▶ [Problem requirements]: Exactly as written, please set down all of the entries again, with no pictures.

BEGIN Material for this exercise

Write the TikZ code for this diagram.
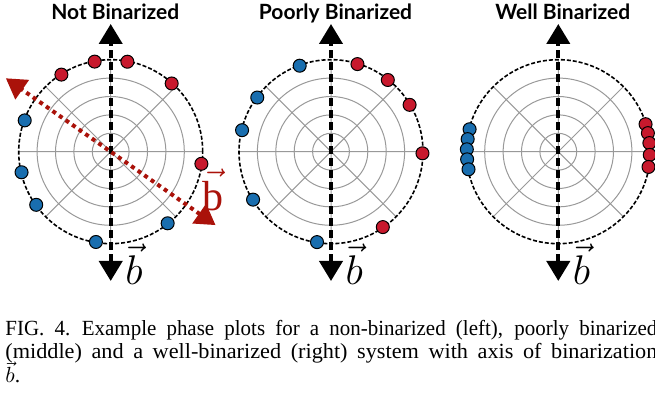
\documentclass[tikz,border=0pt]{standalone}
\usepackage{graphicx}
\usepackage{fontspec}
\setmainfont{Liberation Serif}
\newfontfamily\titlefont{Lato}
\usetikzlibrary{arrows.meta}

\definecolor{dotred}{RGB}{200,25,45}
\definecolor{dotblue}{RGB}{25,110,175}
\definecolor{axisred}{RGB}{170,18,10}

\tikzset{
  polargrid/.style={gray!80,line width=0.5pt},
  rim/.style={black,line width=0.8pt,dash pattern=on 2pt off 1pt},
  reddot/.style={fill=dotred,draw=black,line width=0.5pt},
  bluedot/.style={fill=dotblue,draw=black,line width=0.5pt},
  baxis/.style={line width=2pt,dash pattern=on 4pt off 2pt,
    {Triangle[length=10pt,width=11.5pt]}-{Triangle[length=10pt,width=11.5pt]}},
  raxis/.style={axisred,line width=2pt,dash pattern=on 2pt off 2pt,
    {Triangle[length=10pt,width=11.5pt]}-{Triangle[length=10pt,width=11.5pt]}},
  paneltitle/.style={anchor=base,font=\titlefont\bfseries\fontsize{10.5}{12}\selectfont},
  veclabel/.style={inner sep=0pt,font=\fontsize{21}{24}\selectfont},
  captionline/.style={anchor=base west,inner sep=0pt,font=\fontsize{10.8}{12}\selectfont}
}

\begin{document}
\begin{tikzpicture}[x=0.5pt,y=0.5pt]
  \clip (0,0) rectangle (655,405);
% Not binarized
  \begin{scope}[shift={(110.7,253.3)}]
    \draw[polargrid] (0,0) circle (18.4) circle (36.8) circle (55.2) circle (73.6);
    \draw[polargrid] (0:92) -- (180:92) (45:92) -- (225:92) (90:92) -- (270:92) (135:92) -- (315:92);
    \draw[rim] (0,0) circle (92);
    \filldraw[reddot] (100.1:91.5) circle (6.5);
    \filldraw[reddot] (79.5:91.5) circle (6.5);
    \filldraw[reddot] (122.6:91.5) circle (6.5);
    \filldraw[reddot] (48.2:91.5) circle (6.5);
    \filldraw[reddot] (-7.6:91.5) circle (6.5);
    \filldraw[bluedot] (160:91.5) circle (6.5);
    \filldraw[bluedot] (193:91.5) circle (6.5);
    \filldraw[bluedot] (215.5:91.5) circle (6.5);
    \filldraw[bluedot] (308.5:91.5) circle (6.5);
    \filldraw[bluedot] (260.7:91.5) circle (6.5);
    \coordinate (top1) at (0,127.7);
    \coordinate (bot1) at (0,-129.3);
    \draw[baxis] (bot1) -- (top1);
    \coordinate (rtop1) at (145:128);
    \coordinate (rbot1) at (-35:128);
    \draw[raxis] (rbot1) -- (rtop1);
    \node[veclabel] (blab1) at (23.3,-112.3) {$\vec{b}$};
    \node[veclabel,text=axisred] (rlab1) at (102.3,-38.3) {$\vec{\mathrm{b}}$};
    \node[paneltitle] (title1) at (4.5,131.7) {Not Binarized};
  \end{scope}
% Poorly binarized
  \begin{scope}[shift={(331,253.3)}]
    \draw[polargrid] (0,0) circle (18.4) circle (36.8) circle (55.2) circle (73.6);
    \draw[polargrid] (0:92) -- (180:92) (45:92) -- (225:92) (90:92) -- (270:92) (135:92) -- (315:92);
    \draw[rim] (0,0) circle (92);
    \filldraw[reddot] (73.2:91.5) circle (6.5);
    \filldraw[reddot] (51.6:91.5) circle (6.5);
    \filldraw[reddot] (30.8:91.5) circle (6.5);
    \filldraw[reddot] (-1:91.5) circle (6.5);
    \filldraw[reddot] (-55.5:91.5) circle (6.5);
    \filldraw[bluedot] (110:91.5) circle (6.5);
    \filldraw[bluedot] (143.7:91.5) circle (6.5);
    \filldraw[bluedot] (166.4:91.5) circle (6.5);
    \filldraw[bluedot] (211.6:91.5) circle (6.5);
    \filldraw[bluedot] (261.2:91.5) circle (6.5);
    \coordinate (top2) at (0,127.7);
    \coordinate (bot2) at (0,-129.3);
    \draw[baxis] (bot2) -- (top2);
    \node[veclabel] (blab2) at (23.3,-112.3) {$\vec{b}$};
    \node[paneltitle] (title2) at (4.5,131.7) {Poorly Binarized};
  \end{scope}
% Well binarized
  \begin{scope}[shift={(558.3,253.3)}]
    \draw[polargrid] (0,0) circle (18.4) circle (36.8) circle (55.2) circle (73.6);
    \draw[polargrid] (0:92) -- (180:92) (45:92) -- (225:92) (90:92) -- (270:92) (135:92) -- (315:92);
    \draw[rim] (0,0) circle (92);
    \filldraw[reddot] (17.5:91.5) circle (6.5);
    \filldraw[reddot] (11.7:91.5) circle (6.5);
    \filldraw[reddot] (5.4:91.5) circle (6.5);
    \filldraw[reddot] (-2:91.5) circle (6.5);
    \filldraw[reddot] (-9.6:91.5) circle (6.5);
    \filldraw[bluedot] (165.8:91.5) circle (6.5);
    \filldraw[bluedot] (172.1:91.5) circle (6.5);
    \filldraw[bluedot] (178.5:91.5) circle (6.5);
    \filldraw[bluedot] (184.8:91.5) circle (6.5);
    \filldraw[bluedot] (191.1:91.5) circle (6.5);
    \coordinate (top3) at (0,127.7);
    \coordinate (bot3) at (0,-129.3);
    \draw[baxis] (bot3) -- (top3);
    \node[veclabel] (blab3) at (23.3,-112.3) {$\vec{b}$};
    \node[paneltitle] (title3) at (4.5,131.7) {Well Binarized};
  \end{scope}
% Caption (justified lines, cut by the right edge)
  \node[captionline] (cap1) at (5,69) {\scalebox{0.97}[1]{\makebox[336pt][s]{FIG.~4.\hspace{6pt}Example phase plots for a non-binarized (left), poorly binarized}}};
  \node[captionline] (cap2) at (5,46) {\scalebox{1.03}[1]{\makebox[316.5pt][s]{(middle) and a well-binarized (right) system with axis of binarization}}};
  \node[captionline] (cap3) at (5,22) {$\vec{b}$.};
\end{tikzpicture}
\end{document}
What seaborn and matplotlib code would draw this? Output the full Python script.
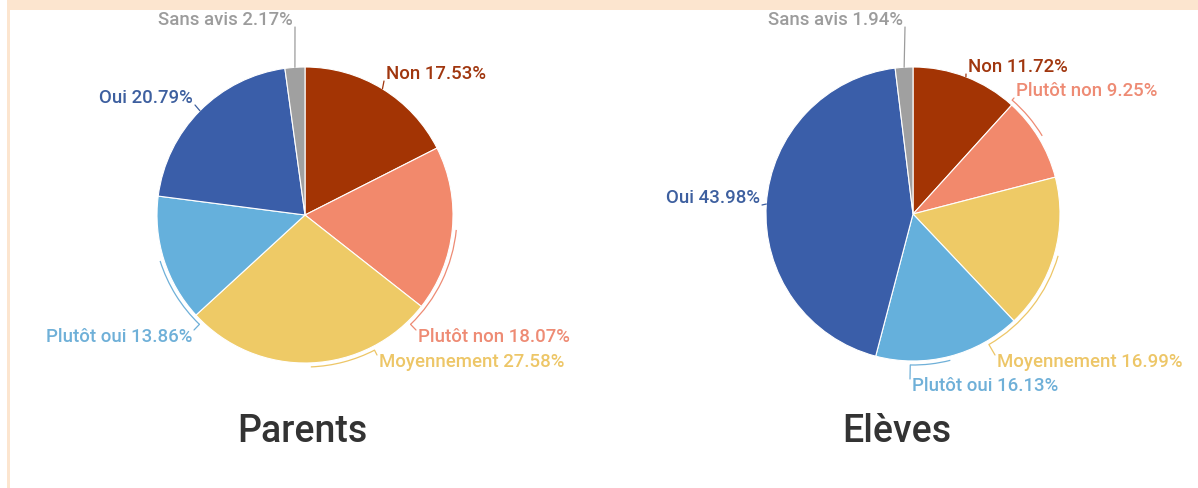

END Material for this exercise

▶ [Solution to the exercise]:
Write the TikZ code for this diagram.
\documentclass[tikz,border=0pt]{standalone}
\usepackage{graphicx}
\usepackage{fontspec}
\setmainfont{Liberation Serif}
\newfontfamily\titlefont{Lato}
\usetikzlibrary{arrows.meta}

\definecolor{dotred}{RGB}{200,25,45}
\definecolor{dotblue}{RGB}{25,110,175}
\definecolor{axisred}{RGB}{170,18,10}

\tikzset{
  polargrid/.style={gray!80,line width=0.5pt},
  rim/.style={black,line width=0.8pt,dash pattern=on 2pt off 1pt},
  reddot/.style={fill=dotred,draw=black,line width=0.5pt},
  bluedot/.style={fill=dotblue,draw=black,line width=0.5pt},
  baxis/.style={line width=2pt,dash pattern=on 4pt off 2pt,
    {Triangle[length=10pt,width=11.5pt]}-{Triangle[length=10pt,width=11.5pt]}},
  raxis/.style={axisred,line width=2pt,dash pattern=on 2pt off 2pt,
    {Triangle[length=10pt,width=11.5pt]}-{Triangle[length=10pt,width=11.5pt]}},
  paneltitle/.style={anchor=base,font=\titlefont\bfseries\fontsize{10.5}{12}\selectfont},
  veclabel/.style={inner sep=0pt,font=\fontsize{21}{24}\selectfont},
  captionline/.style={anchor=base west,inner sep=0pt,font=\fontsize{10.8}{12}\selectfont}
}

\begin{document}
\begin{tikzpicture}[x=0.5pt,y=0.5pt]
  \clip (0,0) rectangle (655,405);
% Not binarized
  \begin{scope}[shift={(110.7,253.3)}]
    \draw[polargrid] (0,0) circle (18.4) circle (36.8) circle (55.2) circle (73.6);
    \draw[polargrid] (0:92) -- (180:92) (45:92) -- (225:92) (90:92) -- (270:92) (135:92) -- (315:92);
    \draw[rim] (0,0) circle (92);
    \filldraw[reddot] (100.1:91.5) circle (6.5);
    \filldraw[reddot] (79.5:91.5) circle (6.5);
    \filldraw[reddot] (122.6:91.5) circle (6.5);
    \filldraw[reddot] (48.2:91.5) circle (6.5);
    \filldraw[reddot] (-7.6:91.5) circle (6.5);
    \filldraw[bluedot] (160:91.5) circle (6.5);
    \filldraw[bluedot] (193:91.5) circle (6.5);
    \filldraw[bluedot] (215.5:91.5) circle (6.5);
    \filldraw[bluedot] (308.5:91.5) circle (6.5);
    \filldraw[bluedot] (260.7:91.5) circle (6.5);
    \coordinate (top1) at (0,127.7);
    \coordinate (bot1) at (0,-129.3);
    \draw[baxis] (bot1) -- (top1);
    \coordinate (rtop1) at (145:128);
    \coordinate (rbot1) at (-35:128);
    \draw[raxis] (rbot1) -- (rtop1);
    \node[veclabel] (blab1) at (23.3,-112.3) {$\vec{b}$};
    \node[veclabel,text=axisred] (rlab1) at (102.3,-38.3) {$\vec{\mathrm{b}}$};
    \node[paneltitle] (title1) at (4.5,131.7) {Not Binarized};
  \end{scope}
% Poorly binarized
  \begin{scope}[shift={(331,253.3)}]
    \draw[polargrid] (0,0) circle (18.4) circle (36.8) circle (55.2) circle (73.6);
    \draw[polargrid] (0:92) -- (180:92) (45:92) -- (225:92) (90:92) -- (270:92) (135:92) -- (315:92);
    \draw[rim] (0,0) circle (92);
    \filldraw[reddot] (73.2:91.5) circle (6.5);
    \filldraw[reddot] (51.6:91.5) circle (6.5);
    \filldraw[reddot] (30.8:91.5) circle (6.5);
    \filldraw[reddot] (-1:91.5) circle (6.5);
    \filldraw[reddot] (-55.5:91.5) circle (6.5);
    \filldraw[bluedot] (110:91.5) circle (6.5);
    \filldraw[bluedot] (143.7:91.5) circle (6.5);
    \filldraw[bluedot] (166.4:91.5) circle (6.5);
    \filldraw[bluedot] (211.6:91.5) circle (6.5);
    \filldraw[bluedot] (261.2:91.5) circle (6.5);
    \coordinate (top2) at (0,127.7);
    \coordinate (bot2) at (0,-129.3);
    \draw[baxis] (bot2) -- (top2);
    \node[veclabel] (blab2) at (23.3,-112.3) {$\vec{b}$};
    \node[paneltitle] (title2) at (4.5,131.7) {Poorly Binarized};
  \end{scope}
% Well binarized
  \begin{scope}[shift={(558.3,253.3)}]
    \draw[polargrid] (0,0) circle (18.4) circle (36.8) circle (55.2) circle (73.6);
    \draw[polargrid] (0:92) -- (180:92) (45:92) -- (225:92) (90:92) -- (270:92) (135:92) -- (315:92);
    \draw[rim] (0,0) circle (92);
    \filldraw[reddot] (17.5:91.5) circle (6.5);
    \filldraw[reddot] (11.7:91.5) circle (6.5);
    \filldraw[reddot] (5.4:91.5) circle (6.5);
    \filldraw[reddot] (-2:91.5) circle (6.5);
    \filldraw[reddot] (-9.6:91.5) circle (6.5);
    \filldraw[bluedot] (165.8:91.5) circle (6.5);
    \filldraw[bluedot] (172.1:91.5) circle (6.5);
    \filldraw[bluedot] (178.5:91.5) circle (6.5);
    \filldraw[bluedot] (184.8:91.5) circle (6.5);
    \filldraw[bluedot] (191.1:91.5) circle (6.5);
    \coordinate (top3) at (0,127.7);
    \coordinate (bot3) at (0,-129.3);
    \draw[baxis] (bot3) -- (top3);
    \node[veclabel] (blab3) at (23.3,-112.3) {$\vec{b}$};
    \node[paneltitle] (title3) at (4.5,131.7) {Well Binarized};
  \end{scope}
% Caption (justified lines, cut by the right edge)
  \node[captionline] (cap1) at (5,69) {\scalebox{0.97}[1]{\makebox[336pt][s]{FIG.~4.\hspace{6pt}Example phase plots for a non-binarized (left), poorly binarized}}};
  \node[captionline] (cap2) at (5,46) {\scalebox{1.03}[1]{\makebox[316.5pt][s]{(middle) and a well-binarized (right) system with axis of binarization}}};
  \node[captionline] (cap3) at (5,22) {$\vec{b}$.};
\end{tikzpicture}
\end{document}
What seaborn and matplotlib code would draw this? Output the full Python script.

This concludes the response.